WHAT TO PRODUCE: Gather up every line from the entries below that uses the word "this".

SOURCE DATA:

%%

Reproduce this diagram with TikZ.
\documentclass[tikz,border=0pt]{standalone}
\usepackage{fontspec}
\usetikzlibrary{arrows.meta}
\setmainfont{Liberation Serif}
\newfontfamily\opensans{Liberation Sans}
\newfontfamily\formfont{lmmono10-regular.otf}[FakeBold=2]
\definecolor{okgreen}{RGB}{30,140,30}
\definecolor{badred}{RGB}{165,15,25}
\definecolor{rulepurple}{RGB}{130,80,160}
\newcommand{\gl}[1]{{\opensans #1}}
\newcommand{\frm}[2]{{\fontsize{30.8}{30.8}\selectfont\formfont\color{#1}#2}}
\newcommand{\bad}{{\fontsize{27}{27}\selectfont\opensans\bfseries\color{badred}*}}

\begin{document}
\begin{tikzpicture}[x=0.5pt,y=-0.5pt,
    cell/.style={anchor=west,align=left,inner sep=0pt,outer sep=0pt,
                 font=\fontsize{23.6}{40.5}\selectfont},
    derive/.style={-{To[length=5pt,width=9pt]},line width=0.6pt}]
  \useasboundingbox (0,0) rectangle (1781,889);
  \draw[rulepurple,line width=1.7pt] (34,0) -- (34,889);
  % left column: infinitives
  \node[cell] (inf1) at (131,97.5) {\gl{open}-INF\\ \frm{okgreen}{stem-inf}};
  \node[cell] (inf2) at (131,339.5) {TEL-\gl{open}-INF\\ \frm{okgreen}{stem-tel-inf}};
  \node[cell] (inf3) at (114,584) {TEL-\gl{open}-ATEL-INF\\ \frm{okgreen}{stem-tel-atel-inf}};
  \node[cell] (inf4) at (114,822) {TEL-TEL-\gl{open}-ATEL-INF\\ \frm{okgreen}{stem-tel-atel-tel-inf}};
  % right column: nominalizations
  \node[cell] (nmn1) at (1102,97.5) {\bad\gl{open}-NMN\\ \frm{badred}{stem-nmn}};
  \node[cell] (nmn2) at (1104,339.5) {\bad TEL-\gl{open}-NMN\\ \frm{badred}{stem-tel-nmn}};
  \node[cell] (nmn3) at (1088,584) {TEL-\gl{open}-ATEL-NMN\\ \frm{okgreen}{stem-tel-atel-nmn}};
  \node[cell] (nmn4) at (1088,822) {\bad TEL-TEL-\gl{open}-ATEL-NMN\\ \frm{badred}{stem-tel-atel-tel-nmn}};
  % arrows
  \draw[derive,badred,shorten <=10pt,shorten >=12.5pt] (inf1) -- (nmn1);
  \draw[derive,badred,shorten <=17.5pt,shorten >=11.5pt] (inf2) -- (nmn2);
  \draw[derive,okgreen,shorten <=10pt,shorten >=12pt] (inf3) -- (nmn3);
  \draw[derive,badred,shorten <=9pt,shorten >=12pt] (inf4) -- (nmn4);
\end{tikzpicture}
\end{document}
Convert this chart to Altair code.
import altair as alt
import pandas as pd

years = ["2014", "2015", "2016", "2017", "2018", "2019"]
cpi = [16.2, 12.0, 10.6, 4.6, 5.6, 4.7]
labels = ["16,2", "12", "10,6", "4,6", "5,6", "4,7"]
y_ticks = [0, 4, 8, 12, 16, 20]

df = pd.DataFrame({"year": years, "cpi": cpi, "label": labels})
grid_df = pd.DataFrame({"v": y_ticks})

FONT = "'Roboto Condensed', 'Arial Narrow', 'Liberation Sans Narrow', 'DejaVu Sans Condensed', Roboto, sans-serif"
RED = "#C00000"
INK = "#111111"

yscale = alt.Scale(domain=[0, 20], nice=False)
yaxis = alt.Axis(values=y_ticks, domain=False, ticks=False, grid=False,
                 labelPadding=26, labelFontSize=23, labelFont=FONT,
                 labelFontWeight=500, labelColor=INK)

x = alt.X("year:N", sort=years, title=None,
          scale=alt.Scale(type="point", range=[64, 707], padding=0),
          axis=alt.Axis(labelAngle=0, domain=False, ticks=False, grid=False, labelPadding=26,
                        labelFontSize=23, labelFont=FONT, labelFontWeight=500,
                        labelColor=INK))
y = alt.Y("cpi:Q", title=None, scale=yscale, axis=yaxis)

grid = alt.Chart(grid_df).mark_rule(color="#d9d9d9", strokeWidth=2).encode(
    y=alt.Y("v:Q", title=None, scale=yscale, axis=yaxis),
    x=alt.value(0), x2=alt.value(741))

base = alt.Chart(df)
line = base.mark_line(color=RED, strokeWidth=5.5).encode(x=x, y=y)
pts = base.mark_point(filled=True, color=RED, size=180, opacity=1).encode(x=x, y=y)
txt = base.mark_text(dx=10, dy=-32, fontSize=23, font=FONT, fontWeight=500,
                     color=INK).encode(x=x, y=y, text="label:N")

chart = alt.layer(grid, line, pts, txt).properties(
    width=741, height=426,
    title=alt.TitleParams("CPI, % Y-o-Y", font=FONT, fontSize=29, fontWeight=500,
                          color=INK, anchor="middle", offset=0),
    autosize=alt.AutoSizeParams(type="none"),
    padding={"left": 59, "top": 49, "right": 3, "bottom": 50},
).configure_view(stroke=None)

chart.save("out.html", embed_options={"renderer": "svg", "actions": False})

%%
%%

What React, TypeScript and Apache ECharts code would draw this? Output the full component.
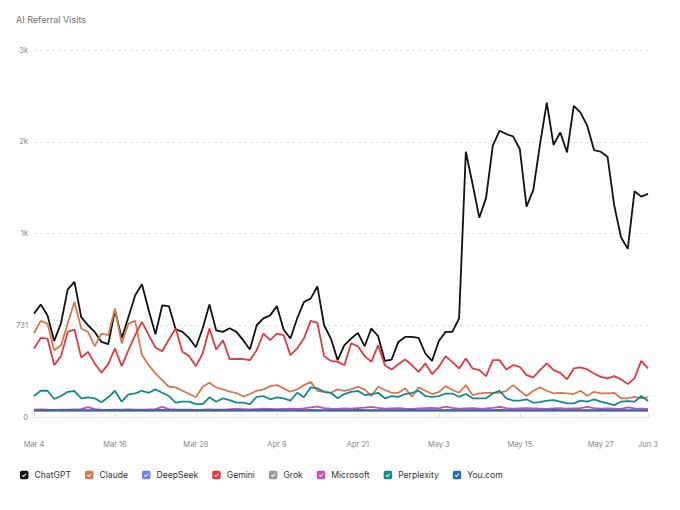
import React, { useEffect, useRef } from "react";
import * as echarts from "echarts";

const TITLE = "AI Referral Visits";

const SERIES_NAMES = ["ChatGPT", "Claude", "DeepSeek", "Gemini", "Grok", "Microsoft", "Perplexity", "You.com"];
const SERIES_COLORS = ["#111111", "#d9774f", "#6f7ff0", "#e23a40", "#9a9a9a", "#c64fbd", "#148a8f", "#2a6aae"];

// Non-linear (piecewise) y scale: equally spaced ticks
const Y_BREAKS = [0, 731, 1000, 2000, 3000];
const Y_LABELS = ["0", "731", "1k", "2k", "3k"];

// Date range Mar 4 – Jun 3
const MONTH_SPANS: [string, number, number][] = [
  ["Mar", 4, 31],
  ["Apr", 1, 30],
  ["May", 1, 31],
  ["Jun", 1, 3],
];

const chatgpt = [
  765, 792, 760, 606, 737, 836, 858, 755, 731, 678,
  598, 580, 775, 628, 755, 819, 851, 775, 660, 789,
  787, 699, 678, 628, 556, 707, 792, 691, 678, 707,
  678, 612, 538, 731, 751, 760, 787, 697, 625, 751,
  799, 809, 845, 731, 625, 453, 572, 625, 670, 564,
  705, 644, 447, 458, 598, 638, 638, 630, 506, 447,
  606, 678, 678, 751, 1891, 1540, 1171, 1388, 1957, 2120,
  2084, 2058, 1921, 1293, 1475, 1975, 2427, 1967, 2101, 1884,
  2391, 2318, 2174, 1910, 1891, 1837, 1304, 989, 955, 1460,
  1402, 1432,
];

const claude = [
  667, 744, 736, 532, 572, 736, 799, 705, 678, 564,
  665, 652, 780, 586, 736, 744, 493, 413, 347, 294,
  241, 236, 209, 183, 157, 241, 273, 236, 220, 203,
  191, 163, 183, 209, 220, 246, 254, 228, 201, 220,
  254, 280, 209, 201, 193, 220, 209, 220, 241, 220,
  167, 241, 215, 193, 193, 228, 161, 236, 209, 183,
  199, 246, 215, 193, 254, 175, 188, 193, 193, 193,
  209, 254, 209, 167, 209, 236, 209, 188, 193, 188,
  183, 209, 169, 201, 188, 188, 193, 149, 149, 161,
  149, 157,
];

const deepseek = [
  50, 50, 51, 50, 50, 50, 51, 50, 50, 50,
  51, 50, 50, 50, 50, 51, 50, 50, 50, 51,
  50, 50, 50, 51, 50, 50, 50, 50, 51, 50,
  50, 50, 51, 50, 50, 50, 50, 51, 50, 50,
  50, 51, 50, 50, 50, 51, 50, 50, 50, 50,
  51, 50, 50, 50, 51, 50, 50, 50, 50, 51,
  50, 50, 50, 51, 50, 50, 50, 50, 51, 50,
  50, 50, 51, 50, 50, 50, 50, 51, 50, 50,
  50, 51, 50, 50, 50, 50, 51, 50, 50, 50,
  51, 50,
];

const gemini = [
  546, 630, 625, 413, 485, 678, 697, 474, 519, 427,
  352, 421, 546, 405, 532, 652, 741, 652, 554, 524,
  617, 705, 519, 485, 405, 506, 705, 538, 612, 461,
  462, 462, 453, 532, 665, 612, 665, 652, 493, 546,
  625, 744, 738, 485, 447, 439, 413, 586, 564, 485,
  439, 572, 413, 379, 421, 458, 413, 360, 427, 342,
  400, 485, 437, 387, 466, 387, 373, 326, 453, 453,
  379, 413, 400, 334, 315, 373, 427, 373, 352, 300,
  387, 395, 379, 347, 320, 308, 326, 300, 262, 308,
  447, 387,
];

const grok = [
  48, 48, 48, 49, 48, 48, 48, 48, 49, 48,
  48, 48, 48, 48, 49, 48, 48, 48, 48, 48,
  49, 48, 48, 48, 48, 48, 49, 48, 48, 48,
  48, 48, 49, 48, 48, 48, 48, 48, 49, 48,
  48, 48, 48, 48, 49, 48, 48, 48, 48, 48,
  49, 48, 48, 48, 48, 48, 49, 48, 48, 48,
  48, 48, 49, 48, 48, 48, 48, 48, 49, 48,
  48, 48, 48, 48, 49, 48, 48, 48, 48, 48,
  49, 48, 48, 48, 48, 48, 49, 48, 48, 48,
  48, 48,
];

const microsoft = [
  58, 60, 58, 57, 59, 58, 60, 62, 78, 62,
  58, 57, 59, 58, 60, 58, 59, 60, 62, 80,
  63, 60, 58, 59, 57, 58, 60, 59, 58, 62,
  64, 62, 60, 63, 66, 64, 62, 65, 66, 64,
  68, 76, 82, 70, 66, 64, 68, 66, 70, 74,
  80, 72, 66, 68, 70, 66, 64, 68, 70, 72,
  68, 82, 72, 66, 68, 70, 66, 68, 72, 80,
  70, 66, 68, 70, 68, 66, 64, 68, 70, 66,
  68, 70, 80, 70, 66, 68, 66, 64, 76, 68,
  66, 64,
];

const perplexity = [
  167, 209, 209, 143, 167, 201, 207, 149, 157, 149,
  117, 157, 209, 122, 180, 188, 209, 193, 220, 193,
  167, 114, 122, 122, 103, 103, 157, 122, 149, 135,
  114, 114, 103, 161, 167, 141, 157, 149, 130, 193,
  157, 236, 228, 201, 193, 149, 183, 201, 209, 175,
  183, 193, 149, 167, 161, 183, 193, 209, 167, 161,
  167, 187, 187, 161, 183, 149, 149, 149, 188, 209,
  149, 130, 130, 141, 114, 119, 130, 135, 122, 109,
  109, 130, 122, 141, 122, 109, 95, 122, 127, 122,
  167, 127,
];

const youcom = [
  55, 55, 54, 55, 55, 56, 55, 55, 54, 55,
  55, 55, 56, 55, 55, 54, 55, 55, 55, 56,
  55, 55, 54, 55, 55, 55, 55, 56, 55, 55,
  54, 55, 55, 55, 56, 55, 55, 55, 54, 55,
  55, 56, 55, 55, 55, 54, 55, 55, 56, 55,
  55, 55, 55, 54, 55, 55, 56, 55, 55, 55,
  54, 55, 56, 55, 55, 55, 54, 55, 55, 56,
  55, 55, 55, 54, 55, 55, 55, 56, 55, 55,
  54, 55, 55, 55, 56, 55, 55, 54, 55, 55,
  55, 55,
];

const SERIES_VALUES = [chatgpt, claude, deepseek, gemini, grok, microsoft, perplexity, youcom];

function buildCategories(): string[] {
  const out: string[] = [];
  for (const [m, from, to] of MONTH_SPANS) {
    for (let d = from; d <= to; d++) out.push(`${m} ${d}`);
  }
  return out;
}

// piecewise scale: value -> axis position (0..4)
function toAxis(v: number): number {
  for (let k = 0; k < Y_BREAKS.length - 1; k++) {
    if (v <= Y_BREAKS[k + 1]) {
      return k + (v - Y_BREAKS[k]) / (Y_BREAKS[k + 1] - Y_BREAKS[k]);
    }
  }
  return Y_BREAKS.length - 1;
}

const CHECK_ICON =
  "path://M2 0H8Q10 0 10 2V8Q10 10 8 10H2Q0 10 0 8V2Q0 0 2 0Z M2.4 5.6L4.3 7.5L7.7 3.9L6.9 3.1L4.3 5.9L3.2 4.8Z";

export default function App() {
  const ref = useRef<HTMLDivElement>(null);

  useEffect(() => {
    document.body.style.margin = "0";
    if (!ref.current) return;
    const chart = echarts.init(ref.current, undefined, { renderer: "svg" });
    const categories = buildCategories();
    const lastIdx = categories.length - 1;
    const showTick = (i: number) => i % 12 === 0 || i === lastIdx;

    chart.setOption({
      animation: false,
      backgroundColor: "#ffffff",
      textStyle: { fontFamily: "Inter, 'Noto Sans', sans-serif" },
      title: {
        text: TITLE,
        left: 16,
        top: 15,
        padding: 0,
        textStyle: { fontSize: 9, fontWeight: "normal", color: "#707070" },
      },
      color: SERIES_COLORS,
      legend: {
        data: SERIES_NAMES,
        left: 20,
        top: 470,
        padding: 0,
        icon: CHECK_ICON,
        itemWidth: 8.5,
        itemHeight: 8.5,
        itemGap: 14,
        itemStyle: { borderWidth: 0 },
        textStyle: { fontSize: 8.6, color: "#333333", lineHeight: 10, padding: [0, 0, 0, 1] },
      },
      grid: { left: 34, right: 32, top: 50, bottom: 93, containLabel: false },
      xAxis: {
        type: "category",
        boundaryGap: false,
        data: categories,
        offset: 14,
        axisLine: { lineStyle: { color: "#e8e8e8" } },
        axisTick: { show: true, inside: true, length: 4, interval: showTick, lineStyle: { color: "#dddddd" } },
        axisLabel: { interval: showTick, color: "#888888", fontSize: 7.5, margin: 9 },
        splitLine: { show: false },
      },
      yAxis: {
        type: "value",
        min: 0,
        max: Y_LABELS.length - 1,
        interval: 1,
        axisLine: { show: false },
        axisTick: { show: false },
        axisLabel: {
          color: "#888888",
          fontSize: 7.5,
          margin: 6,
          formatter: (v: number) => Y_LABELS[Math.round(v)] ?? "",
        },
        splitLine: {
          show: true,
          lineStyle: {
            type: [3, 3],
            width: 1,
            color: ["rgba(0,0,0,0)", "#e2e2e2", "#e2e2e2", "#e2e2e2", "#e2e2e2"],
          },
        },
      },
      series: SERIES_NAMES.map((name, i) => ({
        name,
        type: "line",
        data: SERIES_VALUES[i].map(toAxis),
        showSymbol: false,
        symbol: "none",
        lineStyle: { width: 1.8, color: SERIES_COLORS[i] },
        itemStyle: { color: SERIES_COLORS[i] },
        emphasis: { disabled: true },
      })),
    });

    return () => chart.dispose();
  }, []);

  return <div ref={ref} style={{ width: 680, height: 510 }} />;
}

%%
%%

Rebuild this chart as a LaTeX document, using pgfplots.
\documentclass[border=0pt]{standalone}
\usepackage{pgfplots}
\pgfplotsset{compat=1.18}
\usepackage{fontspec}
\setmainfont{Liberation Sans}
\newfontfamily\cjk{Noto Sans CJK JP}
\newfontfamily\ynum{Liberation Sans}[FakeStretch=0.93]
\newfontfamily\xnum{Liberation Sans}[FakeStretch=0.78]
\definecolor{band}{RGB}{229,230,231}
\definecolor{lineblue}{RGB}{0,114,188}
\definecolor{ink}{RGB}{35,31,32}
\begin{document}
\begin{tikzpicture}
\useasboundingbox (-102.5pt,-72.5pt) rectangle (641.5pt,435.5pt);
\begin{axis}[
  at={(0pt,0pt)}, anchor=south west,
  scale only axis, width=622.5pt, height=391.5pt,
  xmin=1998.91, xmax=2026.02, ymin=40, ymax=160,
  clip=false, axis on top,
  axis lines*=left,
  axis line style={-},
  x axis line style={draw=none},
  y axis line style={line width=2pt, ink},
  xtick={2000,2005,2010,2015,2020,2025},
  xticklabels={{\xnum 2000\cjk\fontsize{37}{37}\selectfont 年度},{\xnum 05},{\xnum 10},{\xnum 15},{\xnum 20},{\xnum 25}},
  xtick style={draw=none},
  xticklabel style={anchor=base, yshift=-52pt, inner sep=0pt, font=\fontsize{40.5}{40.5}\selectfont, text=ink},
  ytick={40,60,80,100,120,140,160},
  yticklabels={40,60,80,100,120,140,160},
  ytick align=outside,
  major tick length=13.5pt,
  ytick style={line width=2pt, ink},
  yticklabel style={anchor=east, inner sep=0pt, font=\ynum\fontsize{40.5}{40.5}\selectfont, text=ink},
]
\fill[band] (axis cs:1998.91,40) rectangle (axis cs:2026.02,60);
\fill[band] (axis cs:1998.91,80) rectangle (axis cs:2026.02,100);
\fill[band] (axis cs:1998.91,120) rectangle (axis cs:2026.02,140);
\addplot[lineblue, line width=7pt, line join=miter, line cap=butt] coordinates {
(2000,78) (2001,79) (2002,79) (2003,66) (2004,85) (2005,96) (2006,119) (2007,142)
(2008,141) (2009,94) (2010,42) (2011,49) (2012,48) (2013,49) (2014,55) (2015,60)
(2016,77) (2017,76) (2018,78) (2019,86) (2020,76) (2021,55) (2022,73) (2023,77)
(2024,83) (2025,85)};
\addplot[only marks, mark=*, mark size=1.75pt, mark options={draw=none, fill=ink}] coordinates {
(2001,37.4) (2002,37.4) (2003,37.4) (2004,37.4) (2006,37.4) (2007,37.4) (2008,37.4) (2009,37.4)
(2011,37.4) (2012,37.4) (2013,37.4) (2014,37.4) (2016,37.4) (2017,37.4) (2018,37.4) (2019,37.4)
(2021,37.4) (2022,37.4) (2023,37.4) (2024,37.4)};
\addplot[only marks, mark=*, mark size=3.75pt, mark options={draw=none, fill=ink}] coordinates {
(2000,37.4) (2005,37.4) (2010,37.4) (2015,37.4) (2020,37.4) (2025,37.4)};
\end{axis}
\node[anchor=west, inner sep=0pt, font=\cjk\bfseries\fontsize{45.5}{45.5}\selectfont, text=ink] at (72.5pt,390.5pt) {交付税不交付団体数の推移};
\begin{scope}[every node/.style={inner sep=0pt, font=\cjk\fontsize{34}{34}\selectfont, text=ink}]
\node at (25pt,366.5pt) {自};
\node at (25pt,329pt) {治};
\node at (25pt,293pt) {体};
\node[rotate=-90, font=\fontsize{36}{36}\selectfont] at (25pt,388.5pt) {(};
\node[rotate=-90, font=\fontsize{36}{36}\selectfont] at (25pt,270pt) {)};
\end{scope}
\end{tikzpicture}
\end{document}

%%

RESULT OF THE TASK:
Reproduce this diagram with TikZ.
Convert this chart to Altair code.
What React, TypeScript and Apache ECharts code would draw this? Output the full component.
Rebuild this chart as a LaTeX document, using pgfplots.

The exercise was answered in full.